What happens structurally and chemically during sodium uptake and release by NiPS: a combined X-ray diffraction, X-ray absorption, pair distribution function and MAS NMR analysis

The layered compound Ni 2 P 2 S 6 was electrochemically characterized for application as an anode material in sodium-ion batteries (SIBs). A high reversible capacity of 621 mA h g −1 at 1 A g −1 was achieved after 190 cycles. The investigation of the complex reaction mechanism of the conversion reaction was performed applying complementary techniques including X-ray powder diffraction, pair distribution function analysis, X-ray absorption spectroscopy, 19 F/ 23 Na/ 31 P MAS NMR, TEM and nano-EDX. The results highlight that Na uptake for up to 5 Na per formula unit (f.u.) led to reduction of Ni 2+ to metallic Ni nanoparticles and concomitant formation of an intermediate compound Na 4 P 2 S 6 . Increasing the Na content to 12 Na per f.u. generates nanocrystalline Na 2 S, which is accompanied by the loss of the long-range order of the pristine sample.

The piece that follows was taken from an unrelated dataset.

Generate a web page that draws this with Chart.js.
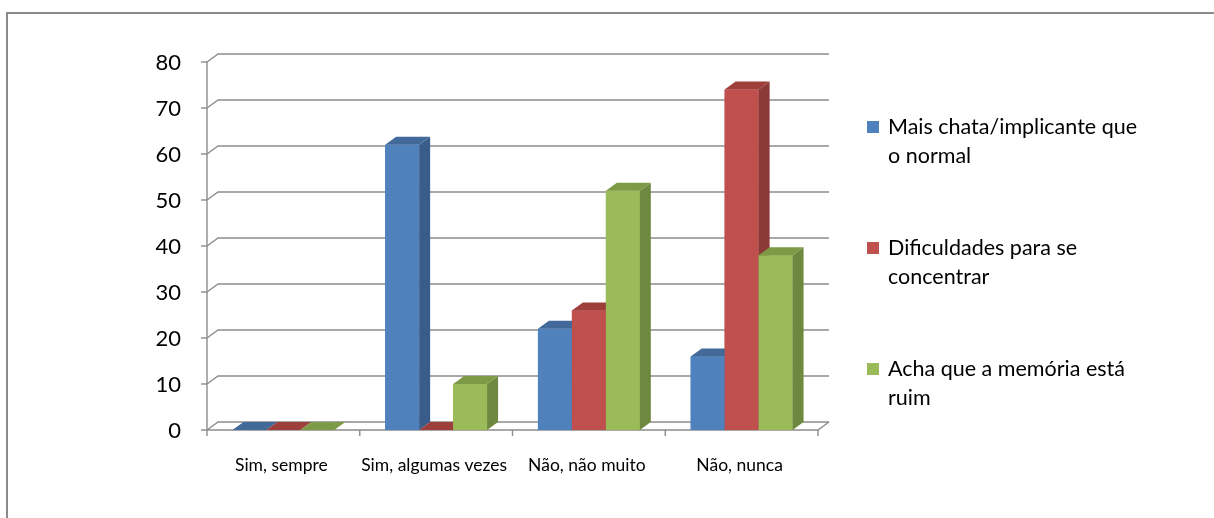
<!DOCTYPE html>
<html>
<head>
<meta charset="utf-8">
<script src="https://cdn.jsdelivr.net/npm/chart.js@4/dist/chart.umd.min.js"></script>
<style>
  html, body { margin: 0; padding: 0; background: #fff; }
  #wrap { width: 1214px; height: 518px; }
</style>
</head>
<body>
<div id="wrap"><canvas id="chart" width="1214" height="518"></canvas></div>
<script>
// Data
const categories = ['Sim, sempre', 'Sim, algumas vezes', 'Não, não muito', 'Não, nunca'];
const chataValues = [0, 62, 22, 16];
const concentrarValues = [0, 0, 26, 74];
const memoriaValues = [0, 10, 52, 38];
const yTicks = [0, 10, 20, 30, 40, 50, 60, 70, 80];
const legendLines = [
    ['Mais chata/implicante que', 'o normal'],
    ['Dificuldades para se', 'concentrar'],
    ['Acha que a memória está', 'ruim']
];

// 3D look
const DEPTH_X = 11;
const DEPTH_Y = 8;
const faceColors = [
    { front: '#4F81BD', side: '#385D8A', top: '#41699A' },
    { front: '#C0504D', side: '#8C3A38', top: '#9E3F3C' },
    { front: '#9BBB59', side: '#6F883F', top: '#7D9A46' }
];
const gridColor = '#8c8c8c';
const FONT = 'Lato, "Liberation Sans", sans-serif';

function poly(ctx, pts, color) {
    ctx.beginPath();
    ctx.moveTo(pts[0][0], pts[0][1]);
    for (let i = 1; i < pts.length; i++) ctx.lineTo(pts[i][0], pts[i][1]);
    ctx.closePath();
    ctx.fillStyle = color;
    ctx.fill();
}

const backdrop = {
    id: 'backdrop',
    beforeDatasetsDraw(chart) {
        const ctx = chart.ctx;
        const area = chart.chartArea;
        const y = chart.scales.y;
        const x = chart.scales.x;
        ctx.save();

        // outer frame
        ctx.strokeStyle = '#8a8a8a';
        ctx.lineWidth = 2;
        ctx.beginPath();
        ctx.moveTo(7, 530);
        ctx.lineTo(7, 13);
        ctx.lineTo(1230, 13);
        ctx.stroke();

        // back wall gridlines
        ctx.strokeStyle = gridColor;
        ctx.lineWidth = 1.4;
        yTicks.forEach(v => {
            const py = y.getPixelForValue(v);
            ctx.beginPath();
            ctx.moveTo(area.left, py);
            ctx.lineTo(area.left + DEPTH_X, py - DEPTH_Y);
            ctx.lineTo(area.right + DEPTH_X, py - DEPTH_Y);
            ctx.stroke();
            // tick mark
            ctx.beginPath();
            ctx.moveTo(area.left - 6, py);
            ctx.lineTo(area.left, py);
            ctx.stroke();
        });

        // vertical axis
        ctx.beginPath();
        ctx.moveTo(area.left, y.getPixelForValue(yTicks[yTicks.length - 1]));
        ctx.lineTo(area.left, y.getPixelForValue(0));
        ctx.stroke();

        // floor front edge
        const base = y.getPixelForValue(0);
        ctx.beginPath();
        ctx.moveTo(area.left, base);
        ctx.lineTo(area.right, base);
        ctx.lineTo(area.right + DEPTH_X, base - DEPTH_Y);
        ctx.stroke();

        // category ticks
        const step = (area.right - area.left) / categories.length;
        for (let i = 0; i <= categories.length; i++) {
            const px = area.left + i * step;
            ctx.beginPath();
            ctx.moveTo(px, base);
            ctx.lineTo(px, base + 6);
            ctx.stroke();
        }

        // y labels
        ctx.fillStyle = '#000';
        ctx.font = '22px ' + FONT;
        ctx.textAlign = 'right';
        ctx.textBaseline = 'middle';
        yTicks.forEach(v => {
            ctx.fillText(String(v), area.left - 26, y.getPixelForValue(v) + 1);
        });

        // category labels
        ctx.font = '17.5px ' + FONT;
        ctx.textAlign = 'center';
        categories.forEach((c, i) => {
            ctx.fillText(c, x.getPixelForValue(i) - 2, base + 35);
        });

        // legend
        ctx.font = '21.5px ' + FONT;
        ctx.textAlign = 'left';
        chart.data.datasets.forEach((ds, i) => {
            const top = 127 + i * 121;
            ctx.fillStyle = faceColors[i].front;
            ctx.fillRect(867, top - 6, 12, 12);
            ctx.fillStyle = '#000';
            legendLines[i].forEach((line, j) => {
                ctx.fillText(line, 888, top + j * 29);
            });
        });
        ctx.restore();
    },
    afterDatasetsDraw(chart) {
        const ctx = chart.ctx;
        ctx.save();
        const metas = chart.data.datasets.map((d, i) => chart.getDatasetMeta(i));
        for (let c = 0; c < categories.length; c++) {
            metas.forEach((meta, d) => {
                const bar = meta.data[c];
                const p = bar.getProps(['x', 'y', 'width', 'base'], true);
                const x0 = p.x - p.width / 2;
                const x1 = p.x + p.width / 2;
                const top = Math.min(p.y, p.base);
                const bottom = p.base;
                const col = faceColors[d];
                ctx.fillStyle = col.front;
                ctx.fillRect(x0, top, x1 - x0, bottom - top);
                poly(ctx, [[x1, top], [x1 + DEPTH_X, top - DEPTH_Y], [x1 + DEPTH_X, bottom - DEPTH_Y], [x1, bottom]], col.side);
                poly(ctx, [[x0, top], [x1, top], [x1 + DEPTH_X, top - DEPTH_Y], [x0 + DEPTH_X, top - DEPTH_Y]], col.top);
            });
        }
        ctx.restore();
    }
};

new Chart(document.getElementById('chart'), {
    type: 'bar',
    data: {
        labels: categories,
        datasets: [
            { label: legendLines[0].join(' '), data: chataValues, backgroundColor: faceColors[0].front },
            { label: legendLines[1].join(' '), data: concentrarValues, backgroundColor: faceColors[1].front },
            { label: legendLines[2].join(' '), data: memoriaValues, backgroundColor: faceColors[2].front }
        ]
    },
    options: {
        responsive: false,
        animation: false,
        layout: { padding: { left: 207, right: 396, top: 62, bottom: 88 } },
        datasets: { bar: { categoryPercentage: 0.667, barPercentage: 1 } },
        plugins: { legend: { display: false }, tooltip: { enabled: false } },
        scales: {
            x: { display: false },
            y: { display: false, min: 0, max: 80 }
        }
    },
    plugins: [backdrop]
});
</script>
</body>
</html>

In the completely discharged state elemental Ni and Na 2 S are present, but in contrast to literature reports, no evidence for the formation of Na x P phases was found. During the charge process, Ni 3 S 2 is formed upon the release of ∼11.7 Na per f.u. The layered compound Ni 2 P 2 S 6 was electrochemically characterized for application as an anode material in sodium-ion batteries (SIBs) and the corresponding reaction mechanism was investigated via a multi-method approach.